▶ _Plotting code records_
-----

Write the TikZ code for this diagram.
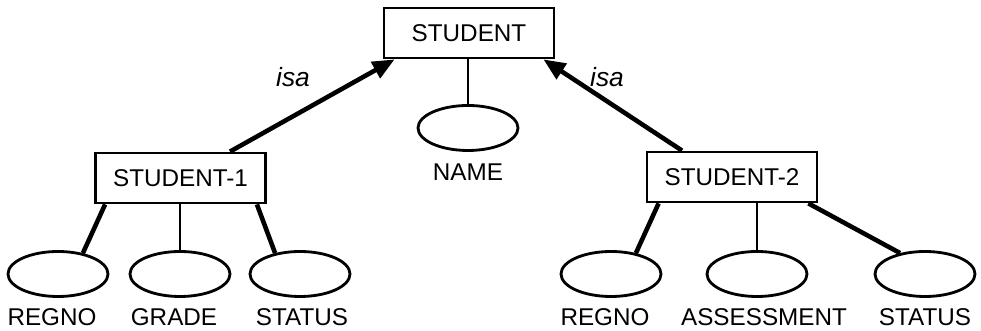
\documentclass[tikz,border=0pt]{standalone}
\usepackage{fontspec}
\setmainfont{Liberation Sans}
\usetikzlibrary{arrows.meta, positioning, shapes.geometric}

\begin{document}
\begin{tikzpicture}[font=\fontsize{13.8}{16}\selectfont,entity/.style={draw,line width=1.6pt,minimum width=3.4cm,minimum height=1.0cm,inner sep=0pt},attr/.style={draw,ellipse,line width=1.6pt,minimum width=2.0cm,minimum height=0.9cm,inner sep=0pt},attrname/.style={inner sep=0pt},stem/.style={line width=1.3pt},leg/.style={line width=2.6pt},isa/.style={-{Triangle[length=4.4mm,width=3.6mm]},line width=2.6pt}]
\useasboundingbox (0,0) rectangle (19.62,6.62);
% entities
\node[entity] (student) at (9.38,5.96){STUDENT};
\node[entity] (s1) at (3.61,3.06){STUDENT-1};
\node[entity] (s2) at (14.64,3.08){STUDENT-2};
% attributes
\node[attr] (name) at (9.36,4.06){};\node[attrname] (namel) at (9.36,3.18){NAME};
\node[attr] (regnoA) at (1.16,1.14){};\node[attrname] (regnoAl) at (1.04,0.28){REGNO};
\node[attr] (gradeA) at (3.6,1.14){};\node[attrname] (gradeAl) at (3.48,0.28){GRADE};
\node[attr] (statusA) at (6.0,1.14){};\node[attrname] (statusAl) at (6.04,0.28){STATUS};
\node[attr] (regnoB) at (12.22,1.14){};\node[attrname] (regnoBl) at (12.1,0.28){REGNO};
\node[attr] (assessB) at (15.14,1.14){};\node[attrname] (assessBl) at (15.28,0.28){ASSESSMENT};
\node[attr] (statusB) at (18.5,1.14){};\node[attrname] (statusBl) at (18.5,0.28){STATUS};
% isa links
\draw[isa] ([xshift=0.99cm]s1.north) -- ([xshift=0.24cm]student.south west);
\draw[isa] ([xshift=-1.0cm]s2.north) -- ([xshift=-0.24cm]student.south east);
\node[font=\fontsize{15}{17}\selectfont\itshape] (isaA) at (5.86,5.08){isa};
\node[font=\fontsize{15}{17}\selectfont\itshape] (isaB) at (12.14,5.08){isa};
% attribute links
\draw[stem] (student.south -| name.north) -- (name.north);
\draw[leg] ([xshift=0.22cm]s1.south west) -- (regnoA.40);\draw[stem] (s1.south -| gradeA.north) -- (gradeA.north);\draw[leg] ([xshift=-0.2cm]s1.south east) -- (statusA.140);
\draw[leg] ([xshift=0.26cm]s2.south west) -- (regnoB.40);\draw[stem] (s2.south -| assessB.north) -- (assessB.north);\draw[leg] ([xshift=-0.2cm]s2.south east) -- (statusB.140);
\end{tikzpicture}
\end{document}
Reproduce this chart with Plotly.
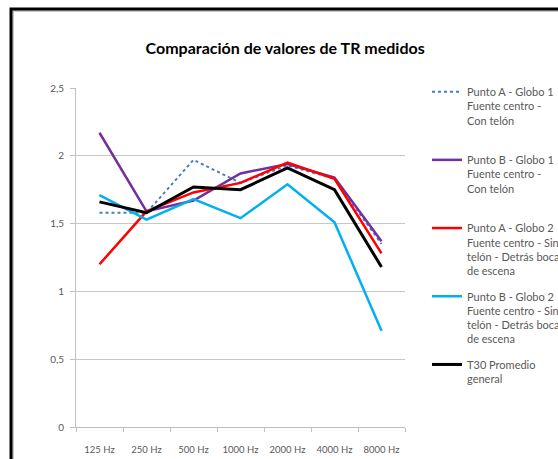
import plotly.graph_objects as go

freqs = ['125 Hz', '250 Hz', '500 Hz', '1000 Hz', '2000 Hz', '4000 Hz', '8000 Hz']

punto_a_g1 = [1.58, 1.58, 1.97, 1.80, 1.93, 1.83, 1.35]
punto_b_g1 = [2.17, 1.59, 1.67, 1.87, 1.94, 1.84, 1.37]
punto_a_g2 = [1.20, 1.59, 1.73, 1.80, 1.95, 1.83, 1.28]
punto_b_g2 = [1.71, 1.53, 1.68, 1.54, 1.79, 1.51, 0.71]
t30_prom = [1.66, 1.58, 1.77, 1.75, 1.91, 1.75, 1.18]

series = [
    ('Punto A - Globo 1<br>Fuente centro -<br>Con telón<br> ', punto_a_g1, '#4A7EBB', 2, 'dot'),
    ('Punto B - Globo 1<br>Fuente centro -<br>Con telón<br> ', punto_b_g1, '#7030A0', 2.5, 'solid'),
    ('Punto A - Globo 2<br>Fuente centro - Sin<br>telón - Detrás boca<br>de escena', punto_a_g2, '#FF0000', 2.5, 'solid'),
    ('Punto B - Globo 2<br>Fuente centro - Sin<br>telón - Detrás boca<br>de escena', punto_b_g2, '#00B0F0', 2.5, 'solid'),
    ('T30 Promedio<br>general<br> <br> ', t30_prom, '#000000', 3, 'solid'),
]

fig = go.Figure()
for i, (name, vals, col, w, dash) in enumerate(series):
    fig.add_trace(go.Scatter(x=freqs, y=vals, name=name, mode='lines',
                             legendgroup=str(i),
                             line=dict(color=col, width=w, dash=dash)))

# marco exterior
L, T, W, H = 76, 88, 329, 339
def px(x):
    return (x - L) / W
def py(y):
    return (T + H - y) / H

fig.add_shape(type='rect', xref='paper', yref='paper', x0=px(13), x1=px(700), y0=py(700), y1=py(11),
              line=dict(color='#C8C8C8', width=2), layer='below')
fig.add_shape(type='rect', xref='paper', yref='paper', x0=px(11), x1=px(700), y0=py(700), y1=py(9),
              line=dict(color='#000000', width=3), layer='below')

fig.update_layout(
    width=558, height=459,
    margin=dict(l=L, r=558 - L - W, t=T, b=459 - T - H, autoexpand=False),
    paper_bgcolor='white', plot_bgcolor='white',
    separators=', ',
    font=dict(family='Lato', color='#595959', size=10),
    title=dict(text='<b>Comparación de valores de TR medidos</b>', x=0.511, xanchor='center',
               y=1 - 48 / 459, yanchor='middle', font=dict(size=16, color='#000000', family='Lato')),
    legend=dict(x=px(427), xanchor='left', y=py(78), yanchor='top', valign='top',
                font=dict(size=11, color='#595959'), tracegroupgap=8, maxheight=1000,
                bgcolor='rgba(0,0,0,0)', itemwidth=30),
    showlegend=True,
)
fig.update_xaxes(type='category', range=[-0.5, 6.5], showline=True, linecolor='#BFBFBF', linewidth=1,
                 ticks='outside', tickson='boundaries', ticklen=4, tickcolor='#BFBFBF',
                 tickangle=0, showgrid=False, ticklabelstandoff=14,
                 tickfont=dict(size=9.5, color='#595959'))
fig.update_yaxes(range=[0, 2.5], dtick=0.5, showline=True, linecolor='#BFBFBF', linewidth=1,
                 ticks='outside', ticklen=5, tickcolor='#BFBFBF', ticklabelstandoff=4,
                 showgrid=True, gridcolor='#C8C8C8', gridwidth=1, zeroline=False,
                 tickfont=dict(size=10, color='#595959'))

fig.write_html('out.html', config={'displayModeBar': False},
               post_script="document.body.style.margin='0';")
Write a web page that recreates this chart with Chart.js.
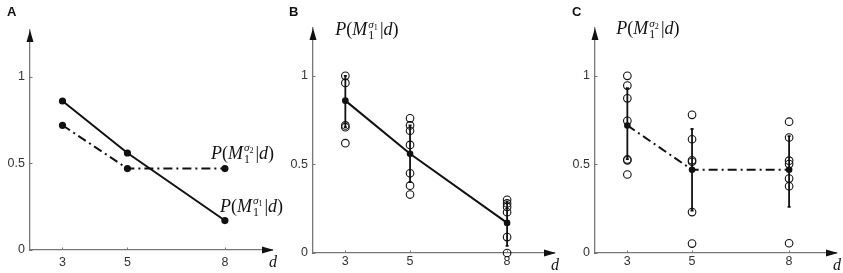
<!DOCTYPE html>
<html lang="en">
  <head>
    <meta charset="utf-8" />
    <title>P(M|d) panels</title>
    <style>
      * { margin: 0; padding: 0; }
      body { width: 843px; height: 273px; background: #fff; position: relative; overflow: hidden; }
      canvas { position: absolute; top: 0; }
      .letter { position: absolute; top: 4px; font: bold 13px "Liberation Sans", Arial, sans-serif; color: #111; }
    </style>
  </head>
  <body>
    <canvas id="chartA" width="285" height="273" style="left:0px"></canvas>
    <canvas id="chartB" width="280" height="273" style="left:283px"></canvas>
    <canvas id="chartC" width="278" height="273" style="left:565px"></canvas>
    <div class="letter" style="left:7px">A</div>
    <div class="letter" style="left:289px">B</div>
    <div class="letter" style="left:572px">C</div>

    <script src="https://cdn.jsdelivr.net/npm/chart.js@4.4.1/dist/chart.umd.min.js"></script>
    <script>
      // data
      const dTicks = [3, 5, 8];
      const yTicks = [0, 0.5, 1];
      const meanSigma1 = [0.86, 0.56, 0.17];
      const meanSigma2 = [0.72, 0.47, 0.47];

      // single runs, one list per d
      const trialsSigma1 = [
        [1.0, 0.96, 0.72, 0.71, 0.62],
        [0.76, 0.72, 0.69, 0.61, 0.45, 0.38, 0.33],
        [0.3, 0.28, 0.26, 0.23, 0.09, 0.0],
      ];
      const lowSigma1 = [0.71, 0.4, 0.04];
      const highSigma1 = [1.0, 0.72, 0.29];

      const trialsSigma2 = [
        [1.0, 0.945, 0.873, 0.746, 0.528, 0.523, 0.443],
        [0.78, 0.642, 0.523, 0.515, 0.231, 0.053],
        [0.741, 0.652, 0.521, 0.502, 0.42, 0.377, 0.055],
      ];
      const lowSigma2 = [0.53, 0.24, 0.26];
      const highSigma2 = [0.93, 0.7, 0.66];

      const serif = '"Liberation Serif", "DejaVu Serif", serif';
      const sans = '"Liberation Sans", Arial, sans-serif';
      const ink = "#111";
      const axisGray = "#777";

      // P(M_1^{sigma_k} | d)
      function drawMath(ctx, x, y, k, s) {
        let cx = x;
        const put = (txt, style, sz, dx, dy) => {
          ctx.font = `${style} ${sz}px ${serif}`;
          ctx.fillText(txt, dx, y + dy);
          return ctx.measureText(txt).width;
        };
        cx += put("P", "italic", s, cx, 0);
        cx += put("(", "normal", s, cx, 0);
        cx += put("M", "italic", s, cx, 0);
        const sx = cx + 1;
        const wSub = put("1", "normal", s * 0.66, sx, s * 0.22);
        let wSup = put("\u03c3", "italic", s * 0.62, sx, -s * 0.4);
        wSup += put(k, "normal", s * 0.45, sx + wSup, -s * 0.3);
        cx = sx + Math.max(wSub, wSup) + 2;
        cx += put("|", "normal", s, cx, 0);
        cx += put("d", "italic", s, cx, 0);
        put(")", "normal", s, cx, 0);
      }

      const decor = {
        id: "decor",
        beforeDatasetsDraw(chart, args, opts) {
          const { ctx, chartArea: { left, bottom }, scales: { x, y } } = chart;
          ctx.save();
          // small inward ticks
          ctx.strokeStyle = axisGray;
          ctx.lineWidth = 1;
          ctx.beginPath();
          dTicks.forEach((d) => {
            const px = Math.round(x.getPixelForValue(d)) + 0.5;
            ctx.moveTo(px, bottom);
            ctx.lineTo(px, bottom - 2.5);
          });
          yTicks.forEach((v) => {
            const py = Math.round(y.getPixelForValue(v)) + 0.5;
            ctx.moveTo(left, py);
            ctx.lineTo(left + 2.5, py);
          });
          ctx.stroke();
          if (opts.low) {
            ctx.strokeStyle = ink;
            ctx.lineWidth = 1.8;
            dTicks.forEach((d, i) => {
              const px = x.getPixelForValue(d);
              const y0 = y.getPixelForValue(opts.low[i]);
              const y1 = y.getPixelForValue(opts.high[i]);
              ctx.beginPath();
              ctx.moveTo(px, y0);
              ctx.lineTo(px, y1);
              ctx.moveTo(px - 1.5, y0);
              ctx.lineTo(px + 1.5, y0);
              ctx.moveTo(px - 1.5, y1);
              ctx.lineTo(px + 1.5, y1);
              ctx.stroke();
            });
          }
          ctx.restore();
        },
        afterDraw(chart, args, opts) {
          const { ctx, chartArea: { left, right, top, bottom }, scales: { x, y } } = chart;
          ctx.save();
          ctx.fillStyle = ink;
          // axis arrows
          ctx.beginPath();
          ctx.moveTo(left, top);
          ctx.lineTo(left - 3.5, top + 12);
          ctx.lineTo(left + 3.5, top + 12);
          ctx.fill();
          ctx.beginPath();
          ctx.moveTo(right + 2, bottom);
          ctx.lineTo(right - 10, bottom - 3.5);
          ctx.lineTo(right - 10, bottom + 3.5);
          ctx.fill();
          // d label
          ctx.font = `italic 16px ${serif}`;
          ctx.fillText("d", right - 3, bottom + 17);
          // math labels
          (opts.labels || []).forEach((l) => {
            drawMath(ctx, x.getPixelForValue(l.x) + l.dx, y.getPixelForValue(l.y) + l.dy, l.k, 18);
          });
          ctx.restore();
        },
      };

      function scalesFor(xAxisH, tickPad) {
        const grid = { drawOnChartArea: false, drawTicks: false };
        const border = { display: true, color: axisGray, width: 1.3 };
        const font = { family: sans, size: 12.5 };
        return {
          x: {
            type: "linear",
            min: 2,
            max: 9.45,
            afterBuildTicks: (s) => { s.ticks = dTicks.map((v) => ({ value: v })); },
            afterFit: (s) => { s.height = xAxisH; },
            grid: grid,
            border: border,
            ticks: { font: font, color: "#333", padding: tickPad, autoSkip: false, maxRotation: 0 },
          },
          y: {
            min: 0,
            max: 1.27,
            afterBuildTicks: (s) => { s.ticks = yTicks.map((v) => ({ value: v })); },
            afterFit: (s) => { s.width = 30; },
            grid: grid,
            border: border,
            ticks: { font: font, color: "#333", padding: 5, callback: (v) => String(v) },
          },
        };
      }

      function pts(vals) {
        return dTicks.map((d, i) => ({ x: d, y: vals[i] }));
      }
      function trialPts(lists) {
        const out = [];
        lists.forEach((l, i) => l.forEach((v) => out.push({ x: dTicks[i], y: v })));
        return out;
      }

      function meanSet(vals, dash, r) {
        return {
          type: "scatter",
          data: pts(vals),
          showLine: true,
          borderColor: ink,
          borderWidth: 2,
          borderDash: dash,
          backgroundColor: ink,
          pointRadius: r,
          pointBorderWidth: 0,
          clip: false,
          order: 0,
        };
      }
      function trialSet(lists) {
        return {
          type: "scatter",
          data: trialPts(lists),
          borderColor: ink,
          backgroundColor: "rgba(0,0,0,0)",
          pointRadius: 3.8,
          pointBorderWidth: 1.1,
          clip: false,
          order: 1,
        };
      }

      function makeChart(id, datasets, pad, xAxisH, tickPad, decorOpts) {
        return new Chart(document.getElementById(id), {
          type: "scatter",
          data: { datasets: datasets },
          options: {
            responsive: false,
            animation: false,
            layout: { padding: pad },
            plugins: { legend: { display: false }, tooltip: { enabled: false }, decor: decorOpts },
            scales: scalesFor(xAxisH, tickPad),
          },
          plugins: [decor],
        });
      }

      const dashDot = [9, 4, 2, 4];

      makeChart(
        "chartA",
        [meanSet(meanSigma1, [], 3.6), meanSet(meanSigma2, dashDot, 3.6)],
        { top: 30, right: 13, left: 0, bottom: 0 },
        23,
        5,
        {
          labels: [
            { x: 8, y: meanSigma2[2], dx: -14, dy: -10, k: "2" },
            { x: 8, y: meanSigma1[2], dx: -5, dy: -9, k: "1" },
          ],
        }
      );

      makeChart(
        "chartB",
        [meanSet(meanSigma1, [], 3.3), trialSet(trialsSigma1)],
        { top: 28, right: 9, left: 0, bottom: 0 },
        20,
        1,
        { low: lowSigma1, high: highSigma1, labels: [{ x: 3, y: 1.27, dx: -10, dy: 7, k: "1" }] }
      );

      makeChart(
        "chartC",
        [meanSet(meanSigma2, dashDot, 3.3), trialSet(trialsSigma2)],
        { top: 28, right: 7, left: 0, bottom: 0 },
        20,
        1,
        { low: lowSigma2, high: highSigma2, labels: [{ x: 3, y: 1.27, dx: -11, dy: 6, k: "2" }] }
      );
    </script>
  </body>
</html>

-----

▶ _The problem_
From the records above, copy only the lines running from the line holding "Write a web" through the line holding "const highSigma1 = [1.0, 0.72, 0.29];", with no pictures.

▶ _Task result_
Write a web page that recreates this chart with Chart.js.
<!DOCTYPE html>
<html lang="en">
  <head>
    <meta charset="utf-8" />
    <title>P(M|d) panels</title>
    <style>
      * { margin: 0; padding: 0; }
      body { width: 843px; height: 273px; background: #fff; position: relative; overflow: hidden; }
      canvas { position: absolute; top: 0; }
      .letter { position: absolute; top: 4px; font: bold 13px "Liberation Sans", Arial, sans-serif; color: #111; }
    </style>
  </head>
  <body>
    <canvas id="chartA" width="285" height="273" style="left:0px"></canvas>
    <canvas id="chartB" width="280" height="273" style="left:283px"></canvas>
    <canvas id="chartC" width="278" height="273" style="left:565px"></canvas>
    <div class="letter" style="left:7px">A</div>
    <div class="letter" style="left:289px">B</div>
    <div class="letter" style="left:572px">C</div>

    <script src="https://cdn.jsdelivr.net/npm/chart.js@4.4.1/dist/chart.umd.min.js"></script>
    <script>
      // data
      const dTicks = [3, 5, 8];
      const yTicks = [0, 0.5, 1];
      const meanSigma1 = [0.86, 0.56, 0.17];
      const meanSigma2 = [0.72, 0.47, 0.47];

      // single runs, one list per d
      const trialsSigma1 = [
        [1.0, 0.96, 0.72, 0.71, 0.62],
        [0.76, 0.72, 0.69, 0.61, 0.45, 0.38, 0.33],
        [0.3, 0.28, 0.26, 0.23, 0.09, 0.0],
      ];
      const lowSigma1 = [0.71, 0.4, 0.04];
      const highSigma1 = [1.0, 0.72, 0.29];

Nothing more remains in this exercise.